Ah, the great British weather! Not quite lived up to its name in recent years has it? The last two summers have been a wash out but we’ve seen some very warm spells in April and September/October time. Not being able to confidently predict the weather has added another level of stress to planning a summer wedding. All Brides and Grooms want to have a beautiful sunny day so that their guests can mingle outside, they’re warm and of course so that they can get stunning photographs to remember their day.
‘I just hope it doesn’t rain,’ is something I’m hearing more and more when I meet with couples, but luckily a bit of rain doesn’t have to put a dampener on your photographs. There are plenty of ways to work around the rain and make sure it doesn’t have too much of an impact on your day.
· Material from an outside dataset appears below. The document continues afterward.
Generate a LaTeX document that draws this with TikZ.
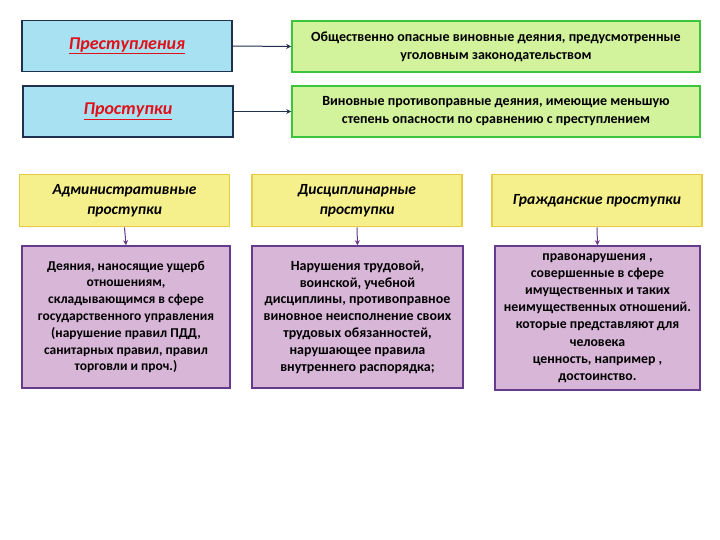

Even if you’re the most positive person in the world, it does no harm to plan for wet weather. Getting friends and family to collect as many brollies for you costs nothing extra and the different styles and colours can make for great photographs as you come out of the church. If you wanted to be ultra coordinated you could get umbrellas in the same colours as the bridesmaids dresses.
A venue visit:
Your photographer should arrange a venue visit with you before the wedding. This allows you to find the best places to take photographs on your wedding day. It means you’re not wasting time on the day looking for places to pose and it also means that while you’re there you can make a contingency plan should the rain fall and you need to take cover. You could stay totally dry and find some places light enough indoors to have your photographs taken
Or if your venue has a sheltered area outside, make a dash for it and get outdoors with that cover over your head, sometimes even a doorway can do the trick. If your photographer has a creative enough eye then they should be able to spot the potential in a location. Sometimes it simply comes down to getting up close and personal….
Trust your photographer:
One of the reasons that you can pay over £1000 for a professional, experienced wedding photographer compared to £300 for someone who just happens to have a nice camera, is that the professional knows what to do in many different situations. They have the best lenses for low light photographs and they don’t panic when it rains. They should talk to you about the best course of actions, tell you what to expect from your wedding photographs and deliver some stunning pictures that you will cherish forever. So relax, if it rains, it rains, there’s always the chance you’ll be able to get outside at some point in the day and make a feature of the weather. If not, then you can make the most of your beautiful venue and show it off in photographs taken indoors.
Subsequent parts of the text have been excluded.